Like many a ’70s child, I hooked my share of shag rugs—I wouldn't be surprised if a couple of my original orangey-brown owls on cream backgrounds are floating around on etsy. (It's more likely they're moldering in one of my parents' storage units.) I made some pillows, some potholders, some easy needlepoint. I think there was a brief moment when I knew how to cross-stitch. But none of it really stuck. And I never felt especially drawn toward the stitchy-bitchy, crochet-grrrly, knit-witty trends of the past decade or two. Maybe if there was a way I could craft and read and run on the treadmill and blog about craft books simultaneously,I'd feel my time was being used more efficiently. Probably I'm just lazy.
Nature crafts are different. No two words go together better. I was no Girl Scout; I never went to any old-school summer camps. I never made a dream catcher. But I am quite capable of affixing googly eyes to a split walnut and calling it an owl. Finding interesting sticks in the backyard and propping them together and calling it a Fairy House.
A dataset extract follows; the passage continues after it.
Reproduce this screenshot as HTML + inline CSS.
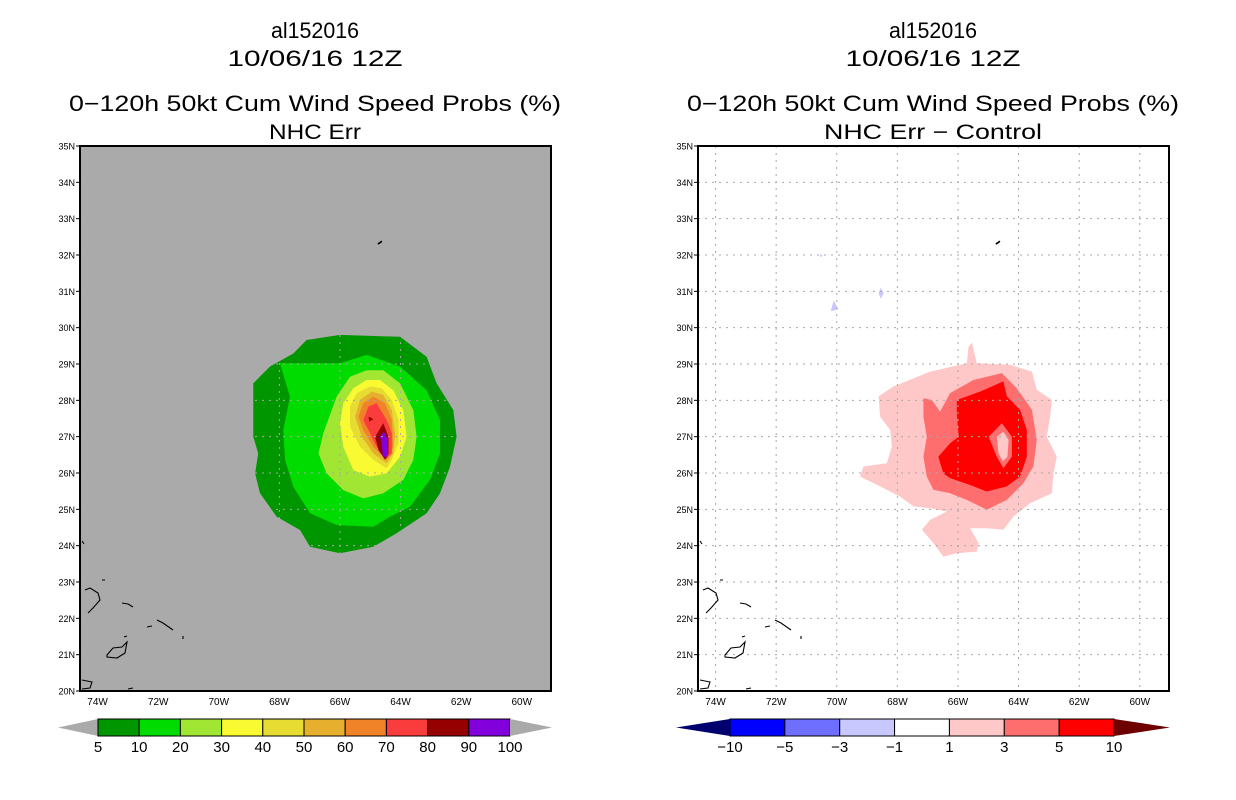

Creating a pine cone forest in the sandbox. It's just easier. Nature is a very forgiving medium; nature makes everything look good.
Anyhoo, Nature Crafts by Ellsworth Jaeger (Macmillan, 1949) might be the first nature crafty book I bought in San Antonio (as you can see, from Half price books, where they don't think twice about putting a stupid pricetag on a cute dustjacket). It's the first of many craft books I'll feature here, which fall into two categories, design-wise—old school, pen-and-ink illustrations, and super-saturated color photos a la the ’60s and ’70s.
I love these illustrations though I would never make any of this stuff. I should try at least. My five-year-old is obsessed with Susan, the corn husk doll beloved by Laura in Little House in the Big Woods. She even has an old wooden toy she carries around and calls "Karen." Yet when I look at these "directions," my head starts to hurt and my vision blurs. But if I saw the Chipmunk Candy Butcher (awesome band name!) or the Porcupine Match Holder in reasonably good condition at an estate sale? I'd totally buy it.